Fica no sul da Bahia, perto da cidade de Caetité, o pólo principal de extração de urânio do país. Ali estão 100 mil toneladas do minério, e a usina construída no local, que retira o material do solo e realiza a primeira etapa do processamento, é suficiente para abastecer Angra 1 e Angra 2. São produzidas, por ano, 400 toneladas de concentrado de urânio.

Segundo Silva, para o futuro, quando Angra 3 estiver concluída e as outras quatro centrais nucleares previstas saírem do papel, será necessário ampliar a capacidade dessa fábrica, o que exigirá recursos da ordem de R$ 100 milhões.

- Estamos com uma expansão prevista para atender Angra 3, e isso praticamente duplicará a capacidade [da usina de Caetité]. Além disso, temos outro projeto de mineração em implantação no Ceará.

No Estado, uma nova unidade está sendo erguida para aproveitar a jazida de Itataia, próxima do município de Santa Quitéria.

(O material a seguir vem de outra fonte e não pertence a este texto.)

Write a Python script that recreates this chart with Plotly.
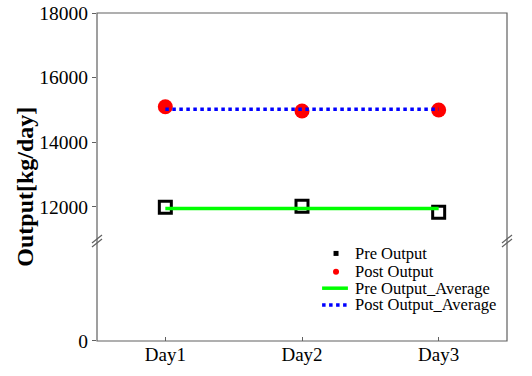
import plotly.graph_objects as go

days = ["Day1", "Day2", "Day3"]
day_pos = [1, 2, 3]
pre_output = [11990, 12020, 11840]
post_output = [15100, 14970, 15000]
pre_avg = sum(pre_output) / len(pre_output)
post_avg = sum(post_output) / len(post_output)
upper_ticks = [12000, 14000, 16000, 18000]
upper_labels = ["12000", "14000", "16000", "18000"]
legend_names = ["Pre Output", "Post Output", "Pre Output_Average", "Post Output_Average"]

FONT = "Liberation Serif"
AX = "#606060"
brk = 0.308

fig = go.Figure()
fig.add_trace(go.Scatter(x=day_pos, y=pre_output, mode="markers", name=legend_names[0],
                         marker=dict(symbol="square-open", size=12, color="black",
                                     line=dict(width=3, color="black")),
                         xaxis="x", yaxis="y", showlegend=False))
fig.add_trace(go.Scatter(x=day_pos, y=post_output, mode="markers", name=legend_names[1],
                         marker=dict(symbol="circle", size=15, color="#ff0000"),
                         xaxis="x", yaxis="y", showlegend=False))
fig.add_trace(go.Scatter(x=[day_pos[0], day_pos[-1]], y=[pre_avg, pre_avg], mode="lines",
                         name=legend_names[2], line=dict(color="#00ff00", width=3.5),
                         xaxis="x", yaxis="y", showlegend=False))
fig.add_trace(go.Scatter(x=[day_pos[0], day_pos[-1]], y=[post_avg, post_avg], mode="lines",
                         name=legend_names[3], line=dict(color="#0000ff", width=3.5, dash="dot"),
                         xaxis="x", yaxis="y", showlegend=False))
fig.add_trace(go.Scatter(x=[None], y=[None], xaxis="x", yaxis="y2", showlegend=False,
                         hoverinfo="skip"))

shapes = [dict(type="rect", xref="paper", yref="paper", x0=0, x1=1, y0=0, y1=1,
               line=dict(color=AX, width=1.2), layer="above")]
for xa in (0, 1):
    for off in (-3, 1):
        shapes.append(dict(type="line", xref="paper", yref="paper",
                           xsizemode="pixel", ysizemode="pixel",
                           xanchor=xa, yanchor=brk,
                           x0=-5, x1=5, y0=off - 4, y1=off + 4,
                           line=dict(color=AX, width=1.2)))

# manual legend (compact, like the reference)
leg_rows = [0.267, 0.211, 0.161, 0.110]
sym_x = 0.583
shapes.append(dict(type="rect", xref="paper", yref="paper", xsizemode="pixel", ysizemode="pixel",
                   xanchor=sym_x, yanchor=leg_rows[0], x0=-2.5, x1=2.5, y0=-2.5, y1=2.5,
                   fillcolor="black", line=dict(width=0)))
shapes.append(dict(type="circle", xref="paper", yref="paper", xsizemode="pixel", ysizemode="pixel",
                   xanchor=sym_x, yanchor=leg_rows[1], x0=-3, x1=3, y0=-3, y1=3,
                   fillcolor="#ff0000", line=dict(width=0)))
shapes.append(dict(type="line", xref="paper", yref="paper", x0=0.549, x1=0.612,
                   y0=leg_rows[2], y1=leg_rows[2], line=dict(color="#00ff00", width=3.5)))
shapes.append(dict(type="line", xref="paper", yref="paper", x0=0.549, x1=0.612,
                   y0=leg_rows[3], y1=leg_rows[3], line=dict(color="#0000ff", width=3.5, dash="dot")))

annotations = [dict(text="<b>Output[kg/day]</b>", xref="paper", yref="paper",
                    x=-0.176, y=0.47, textangle=-90, showarrow=False,
                    font=dict(size=24, family=FONT), xanchor="center", yanchor="middle")]
for name, yr in zip(legend_names, leg_rows):
    annotations.append(dict(text=name, xref="paper", yref="paper", x=0.624, y=yr,
                            xanchor="left", yanchor="middle", showarrow=False,
                            font=dict(size=16.5, family=FONT)))

fig.update_layout(
    width=532, height=376,
    margin=dict(l=97, r=25, t=13, b=35, autoexpand=False),
    paper_bgcolor="white", plot_bgcolor="white",
    font=dict(family=FONT, color="black", size=16),
    showlegend=False,
    xaxis=dict(range=[0.5, 3.5], tickvals=day_pos, ticktext=days, anchor="y2",
               ticks="inside", ticklen=4, tickcolor=AX, showgrid=False, zeroline=False,
               showline=False, automargin=False, tickfont=dict(size=19, family=FONT)),
    yaxis=dict(domain=[brk, 1], range=[10979, 18000], tickvals=upper_ticks, ticktext=upper_labels,
               ticks="outside", ticklen=4, tickcolor=AX, showgrid=False, zeroline=False,
               showline=False, automargin=False, tickfont=dict(size=19.5, family=FONT), anchor="x"),
    yaxis2=dict(domain=[0, brk], range=[0, 1000], tickvals=[0], ticktext=["0"],
                ticks="outside", ticklen=4, tickcolor=AX, showgrid=False, zeroline=False,
                showline=False, automargin=False, tickfont=dict(size=19.5, family=FONT), anchor="x"),
    shapes=shapes,
    annotations=annotations,
)

fig.write_html("out.html", config={"displayModeBar": False},
               post_script="document.body.style.margin='0';")
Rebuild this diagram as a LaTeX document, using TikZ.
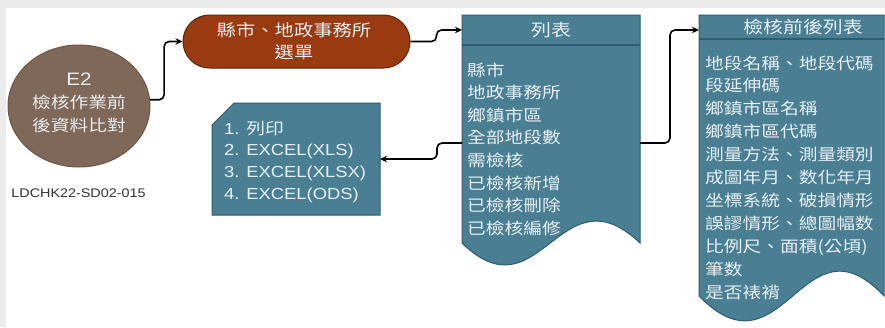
\documentclass[tikz,border=0pt]{standalone}
\usepackage{fontspec}
\setmainfont{Liberation Sans}[FakeStretch=1.15]
\newfontfamily\cjk{Noto Sans CJK TC}[FakeStretch=1.17]
\usetikzlibrary{shapes.geometric,arrows.meta}
\definecolor{tealfill}{HTML}{4A7F93}
\definecolor{tealdraw}{HTML}{2D5D6F}
\definecolor{redfill}{HTML}{9A3A10}
\definecolor{reddraw}{HTML}{5C2409}
\definecolor{circfill}{HTML}{806858}
\definecolor{circdraw}{HTML}{6B574A}
\definecolor{textlight}{HTML}{E8EFF2}
\definecolor{labelgray}{HTML}{333333}
\definecolor{bggray}{HTML}{EBEBEB}
\begin{document}
\begin{tikzpicture}[x=1pt,y=-1pt,
  tealbox/.style={fill=tealfill, draw=tealdraw, line width=1pt},
  hdrline/.style={draw=tealdraw, line width=1.2pt},
  boxtext/.style={text=textlight, inner sep=0},
  bodyline/.style={boxtext, anchor=west, font=\cjk\fontsize{16}{20}\selectfont, text height=13pt, text depth=1pt},
  exline/.style={boxtext, anchor=west, font=\fontsize{16}{20}\selectfont, text height=12pt, text depth=0pt},
  hdrtext/.style={boxtext, font=\cjk\fontsize{17}{20}\selectfont},
  ghost/.style={inner sep=0, outer sep=0},
  conn/.style={draw=black, line width=1.6pt, rounded corners=5pt, -{Stealth[length=7pt,width=6.5pt]}}
]
\useasboundingbox (0,0) rectangle (885,327);
\fill[white] (0,0) rectangle (885,327);
\fill[bggray] (0,0) rectangle (885,8);
\fill[bggray] (0,0) rectangle (6,327);

% start circle
\node[ellipse, fill=circfill, draw=circdraw, line width=1pt, minimum width=142pt, minimum height=122pt, inner sep=0] (c) at (79,106) {};
\node[boxtext, align=center, font=\fontsize{16}{23}\selectfont] (ct) at (79,103) {{\fontsize{18}{23}\selectfont E2}\\{\cjk 檢核作業前}\\{\cjk 後資料比對}};
\node[inner sep=0, text=labelgray, font=\fontsize{12.5}{14}\selectfont] (lab) at (78.5,193) {LDCHK22-SD02-015};

% selection menu
\node[rectangle, rounded corners=26.5pt, fill=redfill, draw=reddraw, line width=1pt, minimum width=227pt, minimum height=53pt, inner sep=0] (s) at (296.5,41.5) {};
\node[boxtext, align=center, font=\cjk\fontsize{16.5}{22}\selectfont] (st) at (294,41) {縣市、地政事務所\\選單};

% list box
\node[ghost, minimum width=178pt, minimum height=256pt] (l) at (551,143) {};
\filldraw[tealbox] (462,15) -- (640,15) -- (640,243) .. controls (560,167) and (540,319) .. (462,243) -- cycle;
\draw[hdrline] (462,45) -- (640,45);
\node[hdrtext] (lh) at (551,30) {列表};
\foreach \t [count=\i] in {縣市,地政事務所,鄉鎮市區,全部地段數,需檢核,已檢核新增,已檢核刪除,已檢核編修}
  \node[bodyline] (lt\i) at (467,{70+22.6*(\i-1)}) {\t};

% export box
\node[ghost, minimum width=168pt, minimum height=112pt] (e) at (296,159) {};
\filldraw[tealbox] (212,125) -- (234,103) -- (380,103) -- (380,215) -- (212,215) -- cycle;
\foreach \t [count=\i] in {{1. {\cjk 列印}},{2. EXCEL(XLS)},{3. EXCEL(XLSX)},{4. EXCEL(ODS)}}
  \node[exline] (et\i) at (224,{128+21.7*(\i-1)}) {\t};

% before/after list box
\node[ghost, minimum width=185pt, minimum height=30pt] (r) at (791.5,30) {};
\filldraw[tealbox] (699,15) -- (884,15) -- (884,296) .. controls (803,210) and (783,382) .. (699,296) -- cycle;
\draw[hdrline] (699,39) -- (884,39);
\node[hdrtext] (rh) at (803,27) {檢核前後列表};
\foreach \t [count=\i] in {地段名稱、地段代碼,段延伸碼,鄉鎮市區名稱,鄉鎮市區代碼,測量方法、測量類別,成圖年月、数化年月,坐標系統、破損情形,誤謬情形、總圖幅数,比例尺、面積(公頃),筆数,是否裱褙}
  \node[bodyline] (rt\i) at (705,{63+22.9*(\i-1)}) {\t};

% connectors
\draw[conn] (c.5) -- ++(14,0) |- (s.west);
\draw[conn] (s.east) -- ++(26,0) |- (l.west |- lh);
\draw[conn] (l.west) -- ++(-25,0) |- (e.east);
\draw[conn] (l.east) -- ++(30,0) |- (r.west);
\end{tikzpicture}
\end{document}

Além disso, há indícios de que outras reservas podem ainda ser encontradas em áreas do sul do Pará e do Amazonas. 

Para se ter uma ideia do potencial das reservas brasileiras, segundo o assessor da INB, apenas com as unidades instaladas na Bahia e no Ceará o país já teria condições de abastecer todo o seu programa nuclear pelas próximas décadas - o que significa manter em funcionamento até sete centrais.

Ciclo

Para que se transforme na energia que é gerada dentro de um reator nuclear, o urânio tirado da natureza passa por um complexo processo, composto de sete etapas. Destas, duas - a conversão e o enriquecimento - ocorrem no exterior, embora o Brasil já tenha desenvolvido a tecnologia necessária para fazê-las aqui mesmo.

A segunda fase do ciclo, chamada conversão, é feita por uma empresa francesa. Neste momento, o urânio purificado e concentrado, sob a forma de um sal amarelo chamado yellowcake, é transformado em um gás.

O estágio seguinte é o enriquecimento, quando a substância é submetida a um procedimento que altera sua composição e amplia o potencial como combustível gerador de energia elétrica.

O enriquecimento, ponto-chave no processamento do urânio, é operado por um consórcio inglês-alemão-holandês. O urânio enriquecido é devolvido ao Brasil em contêineres e encaminhado para a reconversão, quando o gás retorna ao estado sólido, sob a forma de um pó.

O pó é usado, então, para produzir pastilhas, que são posteriormente enviadas para as centrais nucleares. Duas pastilhas geram energia suficiente para abastecer, por um mês, uma casa em que vive uma família de quatro pessoas.

O presidente da Aben (Associação Brasileira de Energia Nuclear), Edson Kuramoto, afirma que o Brasil está a um passo de conquistar a auto-suficiência na geração nuclear. Segundo ele, isso pode ser feito com um investimento considerado relativamente baixo, sobretudo se comparado a outros projetos de infraestrutura incluídos no PAC (Programa de Aceleração do Crescimento).

- Não precisaríamos ter um convênio com outros países, porque detemos a tecnologia dessas duas fases. Simplesmente é necessário um investimento da ordem de R$ 3 bilhões, o que é muito pouco se formos considerar outros investimentos que estão no PAC. Só na reforma do Maracanã vão gastar R$ 1 bilhão.

De acordo com Luiz Filipe da Silva, a maior parcela do investimento previsto se refere à etapa do enriquecimento: são R$ 800 milhões. Uma nova unidade funcionará em Resende (RJ), e a expectativa é concluir o projeto até 2016 ou 2017. Hoje, no mundo, apenas seis organizações enriquecem o urânio comercialmente.

O supervisor de novos empreendimentos da Eletronuclear, Drauzio Atalla, afirma que, com o domínio do enriquecimento, além de suprir a demanda interna, o Brasil poderia inclusive pensar na exportação do excedente de urânio combustível.

- Somos um dos poucos países que reúnem uma vasta reserva nuclear, tecnologia de enriquecimento e maturidade razoável na indústria.